Instructions to follow: Transcribe exactly the lines from the one containing "Reproduce this chart" through the one containing "import * as", both included, and leave out any pictures.

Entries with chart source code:
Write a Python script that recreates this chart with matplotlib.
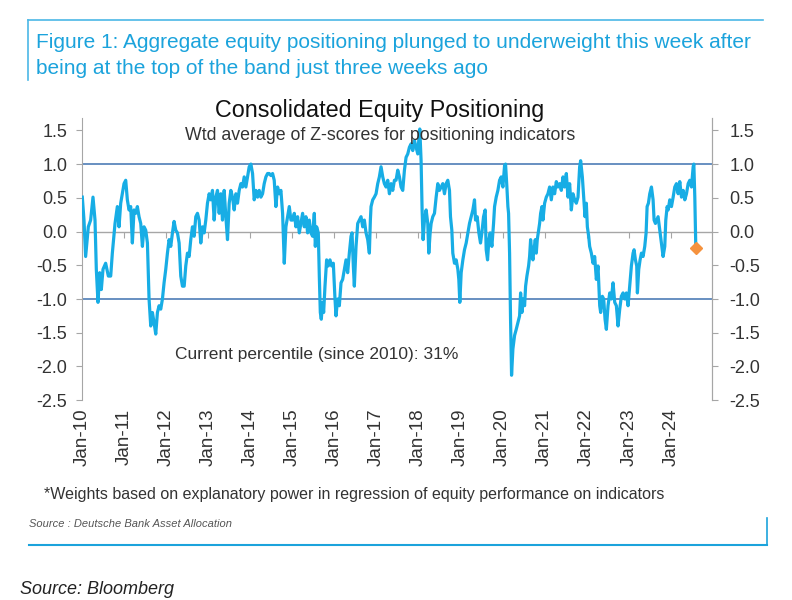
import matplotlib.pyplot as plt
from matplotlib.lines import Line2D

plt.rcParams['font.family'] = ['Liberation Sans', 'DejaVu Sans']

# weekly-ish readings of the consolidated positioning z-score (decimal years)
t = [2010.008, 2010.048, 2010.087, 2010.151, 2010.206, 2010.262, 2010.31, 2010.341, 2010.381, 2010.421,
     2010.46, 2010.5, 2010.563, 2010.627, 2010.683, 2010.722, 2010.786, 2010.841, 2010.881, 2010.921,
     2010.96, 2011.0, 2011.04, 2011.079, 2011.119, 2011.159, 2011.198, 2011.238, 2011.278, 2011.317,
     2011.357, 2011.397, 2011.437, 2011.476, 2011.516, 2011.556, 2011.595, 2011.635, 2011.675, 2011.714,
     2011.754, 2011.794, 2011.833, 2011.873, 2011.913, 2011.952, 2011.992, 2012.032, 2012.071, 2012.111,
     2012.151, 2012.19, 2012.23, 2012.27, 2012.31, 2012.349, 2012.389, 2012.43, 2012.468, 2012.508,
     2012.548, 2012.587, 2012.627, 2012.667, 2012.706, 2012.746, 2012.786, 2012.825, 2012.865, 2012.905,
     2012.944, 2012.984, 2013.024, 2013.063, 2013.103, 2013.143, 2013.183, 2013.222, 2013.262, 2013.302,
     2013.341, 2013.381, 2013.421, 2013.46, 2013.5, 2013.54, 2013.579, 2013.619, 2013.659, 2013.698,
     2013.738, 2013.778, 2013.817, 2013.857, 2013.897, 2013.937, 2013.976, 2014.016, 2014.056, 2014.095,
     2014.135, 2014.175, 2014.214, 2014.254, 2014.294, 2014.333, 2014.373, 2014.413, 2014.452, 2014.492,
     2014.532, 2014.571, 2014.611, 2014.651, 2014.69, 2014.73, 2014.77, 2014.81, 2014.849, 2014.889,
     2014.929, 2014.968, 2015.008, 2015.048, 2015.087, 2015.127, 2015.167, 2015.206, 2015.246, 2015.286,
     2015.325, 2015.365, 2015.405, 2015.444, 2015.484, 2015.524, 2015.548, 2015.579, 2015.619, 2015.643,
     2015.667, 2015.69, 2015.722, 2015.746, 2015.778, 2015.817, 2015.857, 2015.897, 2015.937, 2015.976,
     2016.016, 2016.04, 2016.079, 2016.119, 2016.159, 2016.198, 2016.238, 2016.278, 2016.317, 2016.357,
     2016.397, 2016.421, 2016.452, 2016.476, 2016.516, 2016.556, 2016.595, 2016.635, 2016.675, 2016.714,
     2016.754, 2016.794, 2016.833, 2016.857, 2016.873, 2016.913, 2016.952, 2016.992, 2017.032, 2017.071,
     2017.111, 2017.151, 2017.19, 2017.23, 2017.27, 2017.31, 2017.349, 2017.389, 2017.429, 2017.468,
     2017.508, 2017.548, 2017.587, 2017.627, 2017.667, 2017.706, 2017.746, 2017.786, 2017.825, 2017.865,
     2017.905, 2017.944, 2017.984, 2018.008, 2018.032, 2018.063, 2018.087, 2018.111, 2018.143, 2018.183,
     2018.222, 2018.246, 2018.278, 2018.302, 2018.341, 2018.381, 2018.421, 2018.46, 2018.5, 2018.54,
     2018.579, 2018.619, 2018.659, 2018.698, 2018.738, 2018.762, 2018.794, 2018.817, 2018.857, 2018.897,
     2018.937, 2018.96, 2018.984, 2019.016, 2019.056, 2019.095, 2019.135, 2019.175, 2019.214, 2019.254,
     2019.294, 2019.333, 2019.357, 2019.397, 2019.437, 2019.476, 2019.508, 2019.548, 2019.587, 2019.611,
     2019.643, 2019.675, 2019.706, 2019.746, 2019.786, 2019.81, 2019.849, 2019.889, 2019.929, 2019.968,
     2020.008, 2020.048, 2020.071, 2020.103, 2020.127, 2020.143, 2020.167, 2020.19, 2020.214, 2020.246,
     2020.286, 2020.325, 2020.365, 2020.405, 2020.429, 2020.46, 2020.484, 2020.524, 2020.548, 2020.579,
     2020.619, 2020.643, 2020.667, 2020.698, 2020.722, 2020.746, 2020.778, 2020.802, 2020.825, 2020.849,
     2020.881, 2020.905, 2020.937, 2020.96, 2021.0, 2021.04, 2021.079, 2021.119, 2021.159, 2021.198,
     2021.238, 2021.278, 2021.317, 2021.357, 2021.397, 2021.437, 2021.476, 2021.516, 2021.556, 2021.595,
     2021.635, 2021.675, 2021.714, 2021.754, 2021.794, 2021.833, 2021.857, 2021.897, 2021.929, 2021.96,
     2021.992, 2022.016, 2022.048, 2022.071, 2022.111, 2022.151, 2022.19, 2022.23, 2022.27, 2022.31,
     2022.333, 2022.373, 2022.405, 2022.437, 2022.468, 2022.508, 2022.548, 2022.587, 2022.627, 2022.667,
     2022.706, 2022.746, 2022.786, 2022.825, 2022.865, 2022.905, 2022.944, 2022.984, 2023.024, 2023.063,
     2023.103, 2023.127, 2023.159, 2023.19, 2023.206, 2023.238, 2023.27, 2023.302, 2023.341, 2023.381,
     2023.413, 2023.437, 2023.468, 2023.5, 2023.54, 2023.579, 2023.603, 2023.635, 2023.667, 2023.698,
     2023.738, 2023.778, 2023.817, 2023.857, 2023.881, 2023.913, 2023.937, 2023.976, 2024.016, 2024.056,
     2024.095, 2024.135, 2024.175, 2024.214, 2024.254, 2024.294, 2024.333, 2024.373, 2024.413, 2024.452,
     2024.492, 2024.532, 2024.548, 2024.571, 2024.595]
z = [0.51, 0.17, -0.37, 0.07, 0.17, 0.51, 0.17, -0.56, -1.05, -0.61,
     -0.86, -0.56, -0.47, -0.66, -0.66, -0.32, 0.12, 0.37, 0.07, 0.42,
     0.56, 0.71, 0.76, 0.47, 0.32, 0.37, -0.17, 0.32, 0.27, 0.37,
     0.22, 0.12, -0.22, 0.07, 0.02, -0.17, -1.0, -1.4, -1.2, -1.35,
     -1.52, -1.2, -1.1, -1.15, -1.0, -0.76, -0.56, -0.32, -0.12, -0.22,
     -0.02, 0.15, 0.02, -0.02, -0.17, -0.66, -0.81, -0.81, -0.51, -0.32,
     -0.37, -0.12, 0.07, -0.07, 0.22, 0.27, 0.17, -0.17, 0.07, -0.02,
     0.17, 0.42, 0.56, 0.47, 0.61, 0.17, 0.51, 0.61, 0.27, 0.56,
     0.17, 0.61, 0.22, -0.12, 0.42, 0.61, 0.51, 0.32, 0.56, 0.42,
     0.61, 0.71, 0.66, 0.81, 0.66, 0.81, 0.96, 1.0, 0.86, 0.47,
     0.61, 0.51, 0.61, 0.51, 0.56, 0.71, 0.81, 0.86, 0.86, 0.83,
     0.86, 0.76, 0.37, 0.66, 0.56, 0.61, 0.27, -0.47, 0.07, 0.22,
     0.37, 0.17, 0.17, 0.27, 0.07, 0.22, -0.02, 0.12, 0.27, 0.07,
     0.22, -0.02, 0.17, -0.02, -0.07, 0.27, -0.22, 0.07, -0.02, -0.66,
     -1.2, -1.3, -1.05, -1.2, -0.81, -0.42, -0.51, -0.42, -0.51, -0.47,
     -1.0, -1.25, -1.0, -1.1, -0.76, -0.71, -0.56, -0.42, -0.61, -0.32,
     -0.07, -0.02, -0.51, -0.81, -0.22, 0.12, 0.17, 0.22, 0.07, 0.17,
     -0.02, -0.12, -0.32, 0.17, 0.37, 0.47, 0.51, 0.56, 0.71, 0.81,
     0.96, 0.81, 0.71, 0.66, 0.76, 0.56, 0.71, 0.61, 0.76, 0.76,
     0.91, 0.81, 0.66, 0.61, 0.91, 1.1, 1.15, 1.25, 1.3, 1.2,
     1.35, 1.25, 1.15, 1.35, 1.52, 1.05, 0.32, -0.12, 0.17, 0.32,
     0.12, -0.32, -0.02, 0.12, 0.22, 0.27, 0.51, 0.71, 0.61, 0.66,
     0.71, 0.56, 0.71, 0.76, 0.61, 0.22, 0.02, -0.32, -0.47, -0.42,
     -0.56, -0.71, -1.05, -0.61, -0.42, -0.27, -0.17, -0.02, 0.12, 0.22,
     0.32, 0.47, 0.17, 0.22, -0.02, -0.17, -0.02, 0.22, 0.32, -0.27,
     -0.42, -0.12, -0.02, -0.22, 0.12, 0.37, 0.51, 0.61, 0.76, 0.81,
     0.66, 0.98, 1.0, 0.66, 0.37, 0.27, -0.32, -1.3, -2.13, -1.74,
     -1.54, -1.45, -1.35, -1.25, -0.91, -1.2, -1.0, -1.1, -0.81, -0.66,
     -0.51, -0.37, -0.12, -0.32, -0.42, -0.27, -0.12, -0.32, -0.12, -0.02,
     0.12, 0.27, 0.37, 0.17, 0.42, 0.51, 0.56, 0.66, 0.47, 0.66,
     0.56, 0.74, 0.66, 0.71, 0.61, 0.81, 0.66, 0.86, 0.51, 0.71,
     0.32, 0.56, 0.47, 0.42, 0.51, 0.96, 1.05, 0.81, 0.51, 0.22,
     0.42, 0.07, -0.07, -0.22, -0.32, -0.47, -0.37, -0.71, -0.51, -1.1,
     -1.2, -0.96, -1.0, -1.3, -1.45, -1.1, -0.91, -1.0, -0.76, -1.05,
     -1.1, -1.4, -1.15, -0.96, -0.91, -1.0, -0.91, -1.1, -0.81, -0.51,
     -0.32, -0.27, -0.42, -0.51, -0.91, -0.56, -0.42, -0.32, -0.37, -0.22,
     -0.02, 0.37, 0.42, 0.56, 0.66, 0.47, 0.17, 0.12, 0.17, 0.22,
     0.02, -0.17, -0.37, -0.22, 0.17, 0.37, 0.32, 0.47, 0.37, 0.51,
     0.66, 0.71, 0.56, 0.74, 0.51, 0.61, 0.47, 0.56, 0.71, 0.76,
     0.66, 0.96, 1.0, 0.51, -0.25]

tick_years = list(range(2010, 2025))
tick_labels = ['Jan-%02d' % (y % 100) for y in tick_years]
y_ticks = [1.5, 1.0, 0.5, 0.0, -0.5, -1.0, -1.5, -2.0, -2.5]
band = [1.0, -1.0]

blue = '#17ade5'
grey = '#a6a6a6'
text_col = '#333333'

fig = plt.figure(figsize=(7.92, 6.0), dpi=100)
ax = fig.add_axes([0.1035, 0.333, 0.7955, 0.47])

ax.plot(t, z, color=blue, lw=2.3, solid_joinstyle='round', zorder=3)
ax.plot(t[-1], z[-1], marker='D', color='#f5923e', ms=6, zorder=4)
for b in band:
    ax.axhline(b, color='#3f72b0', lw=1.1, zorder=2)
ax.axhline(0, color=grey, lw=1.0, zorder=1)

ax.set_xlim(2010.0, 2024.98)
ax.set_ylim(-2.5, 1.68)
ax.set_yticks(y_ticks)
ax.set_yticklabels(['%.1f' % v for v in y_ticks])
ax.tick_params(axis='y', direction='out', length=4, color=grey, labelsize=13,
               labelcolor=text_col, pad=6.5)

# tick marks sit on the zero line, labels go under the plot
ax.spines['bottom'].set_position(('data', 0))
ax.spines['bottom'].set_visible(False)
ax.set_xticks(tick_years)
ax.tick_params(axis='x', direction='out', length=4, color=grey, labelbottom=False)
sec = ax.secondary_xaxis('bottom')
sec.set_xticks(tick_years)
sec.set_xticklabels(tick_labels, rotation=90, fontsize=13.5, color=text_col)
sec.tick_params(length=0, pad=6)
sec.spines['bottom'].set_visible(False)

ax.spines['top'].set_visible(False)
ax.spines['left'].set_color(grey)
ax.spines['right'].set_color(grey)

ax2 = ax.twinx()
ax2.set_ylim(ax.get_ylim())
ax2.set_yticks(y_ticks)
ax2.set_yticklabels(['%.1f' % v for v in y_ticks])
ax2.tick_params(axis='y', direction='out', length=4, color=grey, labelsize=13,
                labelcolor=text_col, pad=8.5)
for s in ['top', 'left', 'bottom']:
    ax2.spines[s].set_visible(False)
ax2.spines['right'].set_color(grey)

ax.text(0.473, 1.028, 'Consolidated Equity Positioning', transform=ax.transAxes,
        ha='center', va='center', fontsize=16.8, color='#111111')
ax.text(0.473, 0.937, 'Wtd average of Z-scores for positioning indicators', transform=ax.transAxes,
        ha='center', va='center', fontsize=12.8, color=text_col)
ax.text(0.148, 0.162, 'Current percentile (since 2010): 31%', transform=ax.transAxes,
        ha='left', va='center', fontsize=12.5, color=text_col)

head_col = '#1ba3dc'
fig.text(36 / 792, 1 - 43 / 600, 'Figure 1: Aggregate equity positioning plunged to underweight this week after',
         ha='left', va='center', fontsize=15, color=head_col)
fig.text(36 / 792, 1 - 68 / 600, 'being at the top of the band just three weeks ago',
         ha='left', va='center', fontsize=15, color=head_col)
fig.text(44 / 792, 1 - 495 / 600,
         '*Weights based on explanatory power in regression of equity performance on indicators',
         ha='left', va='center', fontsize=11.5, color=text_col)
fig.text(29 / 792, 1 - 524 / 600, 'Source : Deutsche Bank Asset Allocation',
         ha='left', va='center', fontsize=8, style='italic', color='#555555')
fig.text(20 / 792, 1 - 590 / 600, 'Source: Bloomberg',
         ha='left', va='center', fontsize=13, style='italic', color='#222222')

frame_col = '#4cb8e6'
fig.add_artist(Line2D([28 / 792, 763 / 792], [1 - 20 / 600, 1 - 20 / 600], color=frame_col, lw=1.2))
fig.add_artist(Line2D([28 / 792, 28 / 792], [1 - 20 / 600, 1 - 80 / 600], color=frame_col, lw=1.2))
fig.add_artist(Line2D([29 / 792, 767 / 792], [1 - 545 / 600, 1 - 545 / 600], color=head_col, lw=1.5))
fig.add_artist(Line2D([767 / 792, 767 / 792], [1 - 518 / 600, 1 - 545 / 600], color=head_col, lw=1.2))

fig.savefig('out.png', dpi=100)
* * *
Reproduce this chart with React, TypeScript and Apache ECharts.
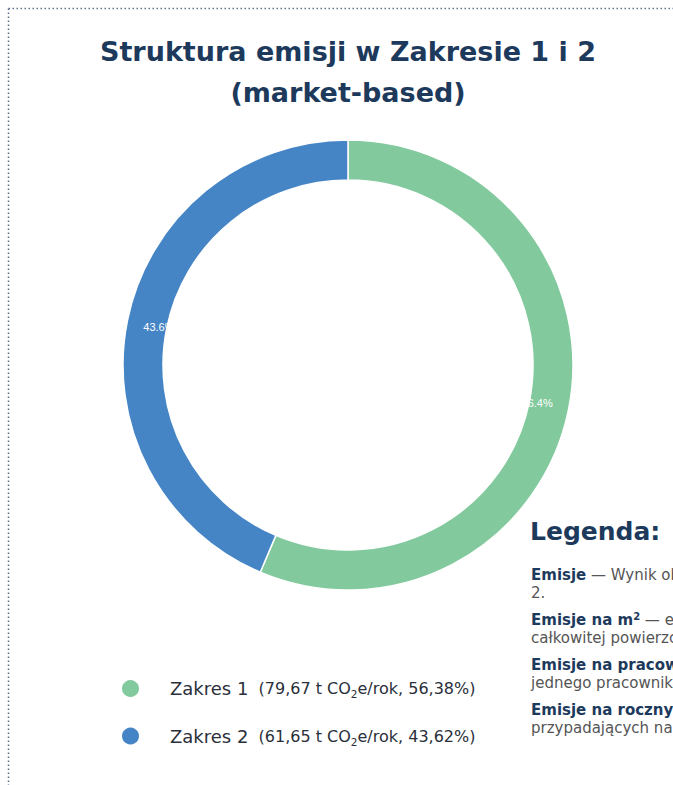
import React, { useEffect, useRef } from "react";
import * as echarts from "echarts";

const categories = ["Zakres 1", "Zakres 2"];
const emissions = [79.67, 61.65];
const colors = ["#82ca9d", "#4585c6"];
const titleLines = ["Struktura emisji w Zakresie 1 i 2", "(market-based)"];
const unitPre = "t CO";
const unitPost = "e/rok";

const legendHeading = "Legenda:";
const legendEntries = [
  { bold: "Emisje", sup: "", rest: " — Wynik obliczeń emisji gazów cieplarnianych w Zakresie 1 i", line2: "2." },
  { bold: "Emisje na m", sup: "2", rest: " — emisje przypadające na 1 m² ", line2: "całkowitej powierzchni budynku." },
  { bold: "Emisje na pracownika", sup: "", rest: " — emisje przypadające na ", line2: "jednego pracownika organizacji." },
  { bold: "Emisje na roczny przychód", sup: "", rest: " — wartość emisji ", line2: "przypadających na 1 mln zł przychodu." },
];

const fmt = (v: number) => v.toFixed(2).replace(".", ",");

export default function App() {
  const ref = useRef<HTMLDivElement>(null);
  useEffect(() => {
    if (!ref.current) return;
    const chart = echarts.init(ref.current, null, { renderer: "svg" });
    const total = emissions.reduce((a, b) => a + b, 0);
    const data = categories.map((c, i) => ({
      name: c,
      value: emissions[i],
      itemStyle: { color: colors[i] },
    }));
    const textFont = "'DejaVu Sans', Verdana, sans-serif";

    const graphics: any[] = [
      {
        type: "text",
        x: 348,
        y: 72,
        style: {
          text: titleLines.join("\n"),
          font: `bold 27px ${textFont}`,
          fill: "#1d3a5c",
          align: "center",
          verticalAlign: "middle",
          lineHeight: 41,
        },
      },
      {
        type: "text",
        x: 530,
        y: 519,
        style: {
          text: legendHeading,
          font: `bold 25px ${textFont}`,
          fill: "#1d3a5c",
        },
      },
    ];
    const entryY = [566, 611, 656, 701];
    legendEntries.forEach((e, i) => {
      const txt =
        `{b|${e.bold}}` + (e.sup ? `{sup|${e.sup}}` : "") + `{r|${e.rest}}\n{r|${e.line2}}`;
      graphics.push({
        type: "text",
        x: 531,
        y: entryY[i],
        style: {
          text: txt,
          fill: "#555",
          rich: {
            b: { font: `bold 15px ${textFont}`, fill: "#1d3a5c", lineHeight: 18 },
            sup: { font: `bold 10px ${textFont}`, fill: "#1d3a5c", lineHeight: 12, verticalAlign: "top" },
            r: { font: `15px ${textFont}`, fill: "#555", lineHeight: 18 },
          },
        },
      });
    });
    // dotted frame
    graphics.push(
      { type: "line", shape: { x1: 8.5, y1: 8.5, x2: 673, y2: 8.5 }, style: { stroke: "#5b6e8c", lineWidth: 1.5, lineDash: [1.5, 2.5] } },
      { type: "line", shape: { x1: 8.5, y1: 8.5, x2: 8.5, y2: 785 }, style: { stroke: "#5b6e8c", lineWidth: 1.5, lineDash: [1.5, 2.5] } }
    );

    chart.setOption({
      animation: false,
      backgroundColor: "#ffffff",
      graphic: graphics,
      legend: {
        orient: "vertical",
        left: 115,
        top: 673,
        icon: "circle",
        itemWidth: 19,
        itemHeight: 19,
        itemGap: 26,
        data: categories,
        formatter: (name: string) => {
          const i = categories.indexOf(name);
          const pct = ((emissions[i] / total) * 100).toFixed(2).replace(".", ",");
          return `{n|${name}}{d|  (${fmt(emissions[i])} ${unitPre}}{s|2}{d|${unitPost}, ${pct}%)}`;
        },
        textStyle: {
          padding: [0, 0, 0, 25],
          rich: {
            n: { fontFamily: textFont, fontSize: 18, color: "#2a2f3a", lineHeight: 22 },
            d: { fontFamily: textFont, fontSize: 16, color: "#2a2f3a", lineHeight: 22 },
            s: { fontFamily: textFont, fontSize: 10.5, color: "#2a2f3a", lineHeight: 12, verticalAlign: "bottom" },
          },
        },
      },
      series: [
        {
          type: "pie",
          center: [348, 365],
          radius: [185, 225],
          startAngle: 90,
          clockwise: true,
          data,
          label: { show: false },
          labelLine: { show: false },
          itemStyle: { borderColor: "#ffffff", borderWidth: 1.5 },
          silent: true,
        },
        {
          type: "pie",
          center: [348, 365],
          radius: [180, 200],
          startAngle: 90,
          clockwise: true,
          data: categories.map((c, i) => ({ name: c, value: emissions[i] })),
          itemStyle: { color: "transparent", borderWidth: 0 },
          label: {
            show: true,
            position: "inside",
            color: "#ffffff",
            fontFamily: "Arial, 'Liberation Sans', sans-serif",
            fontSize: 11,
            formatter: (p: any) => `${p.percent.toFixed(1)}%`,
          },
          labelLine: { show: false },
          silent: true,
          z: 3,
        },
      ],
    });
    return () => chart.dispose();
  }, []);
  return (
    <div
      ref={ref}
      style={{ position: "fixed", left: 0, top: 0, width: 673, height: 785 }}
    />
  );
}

Written solution:
Reproduce this chart with React, TypeScript and Apache ECharts.
import React, { useEffect, useRef } from "react";
import * as echarts from "echarts";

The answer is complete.